A BREAKDOWN-plagued Caledonian MacBrayne ferry that has failed to make more than 2,000 scheduled sailings this year is finally being prepared for a hoped-for return this month.

MV Argyll Flyer — which plies the Gourock-Dunoon run — has been laid up since April without working propellers following a major mechanical issue which has decimated services.

New propulsion gear had to be designed and fitted by marine engineering experts at Dales dry dock in Greenock and the vessel is now undergoing sea trials.

The Flyer had been initially due to resume sailings in May, and then September, but her return was pushed back again to October 25 after it emerged that 'significant' work still required to be done.

The vessel was pictured harnessed and being lowered by cranes into the water at Dales to begin tests on the new propellers.

CalMac's head of operations, Finlay MacRae, said: "I am pleased to report that MV Argyll Flyer is now on the water undergoing sea trials.

"The two new propellers were supplied and fitted and, on demonstration of the vessel's performance criteria being met, we hope to have her back on the network as soon as possible."

There have been 13 cancelled sailings every day, for six days a week, since the Flyer went off on April 6.

Scotland's national ferries operator has limped on with an hourly service on the lifeline commuter route after abandoning efforts to charter a replacement vessel.

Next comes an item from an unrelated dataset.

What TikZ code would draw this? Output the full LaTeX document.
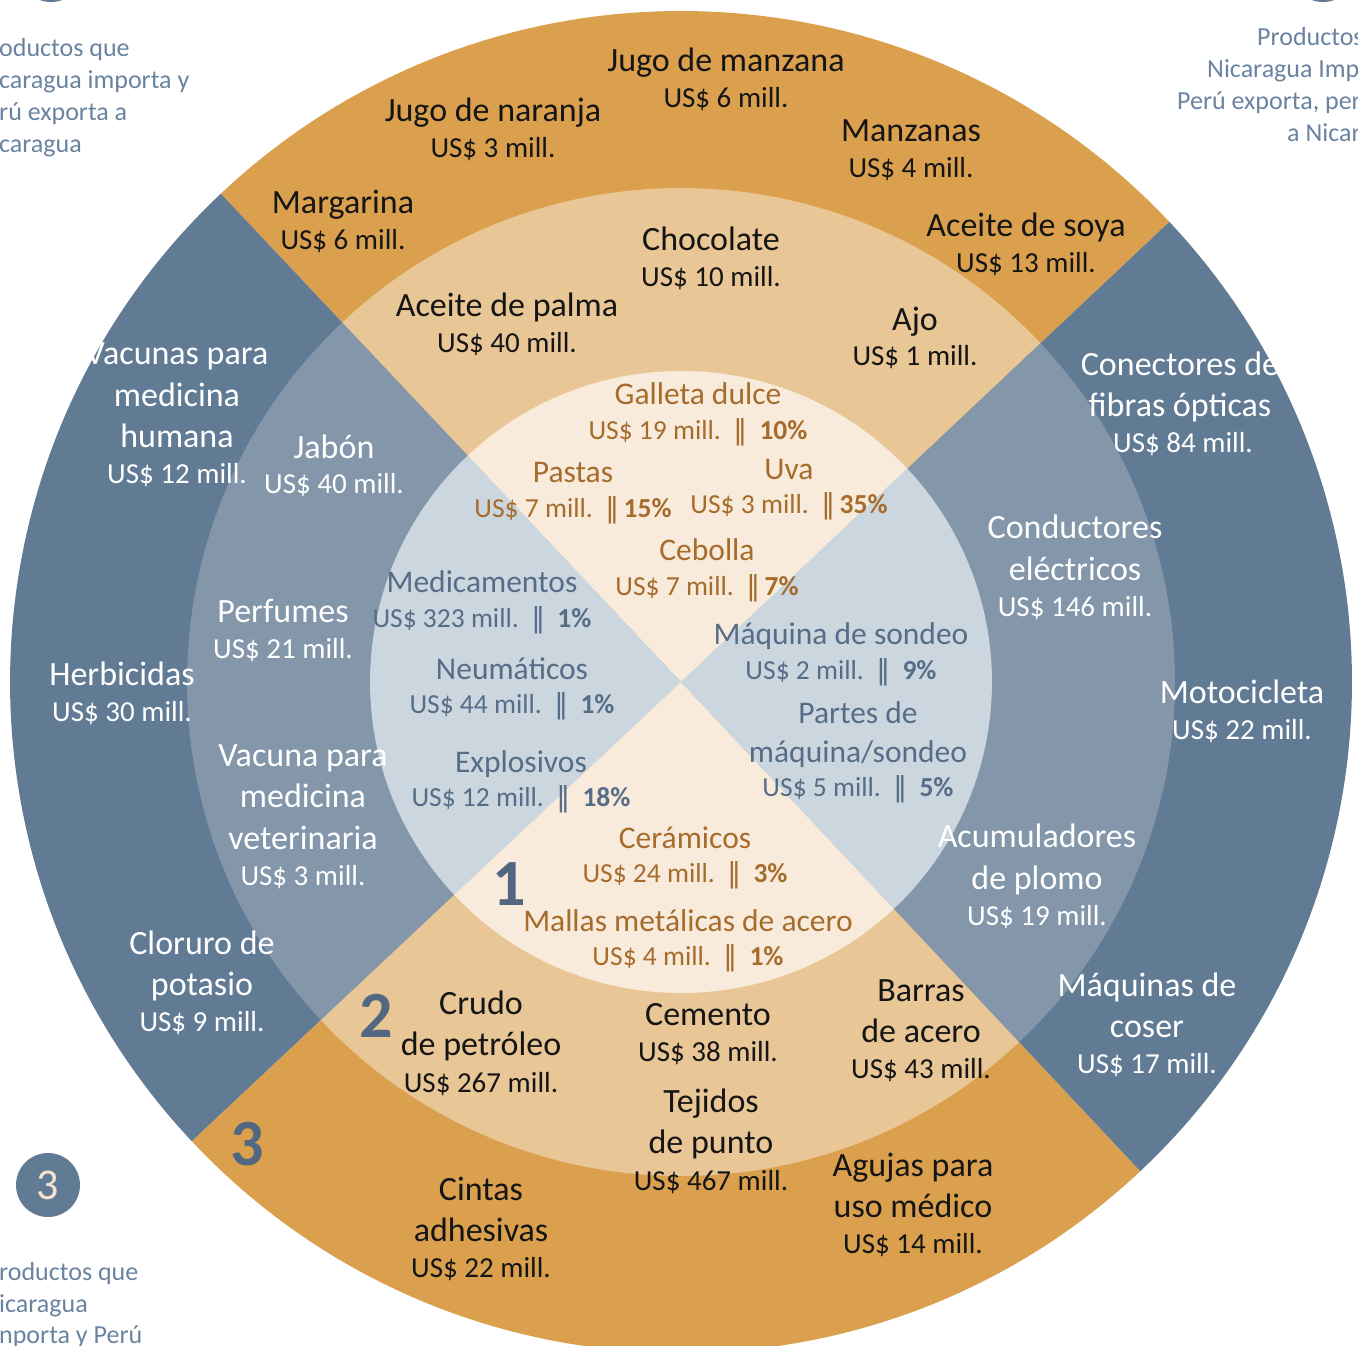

The tiny 78 gross tonnage boat MV Ali Cat — which can only sail in clear, calm conditions and in a sea state which causes only moderate rolling and/or pitching — has plied the run solo.

There have been a number occasions since April when the route has had no vessel because Ali Cat has been unable to cope with windy weather — leaving passengers with delayed journey times and having to use a replacement bus on Western Ferries.

CalMac's passenger-only service between Gourock and Dunoon has endured around 15,000 cancelled sailings since 2011 through a mixture of mechanical failures and its vessels being too light to cope with certain conditions.

CalMac's Clyde operations manager Tommy Gore said: "Before a new propeller can be built, there is a significant amount of design work that needs to be undertaken to ensure that they will correctly support vessel drive and manoeuvrability."

The company's Mr MacRae said: "Work to complete the annual overhaul and upgrade has taken longer than expected and I apologise for the disruption that this has caused to those who rely on this service.

"Thank-you to our customers for their continued patience."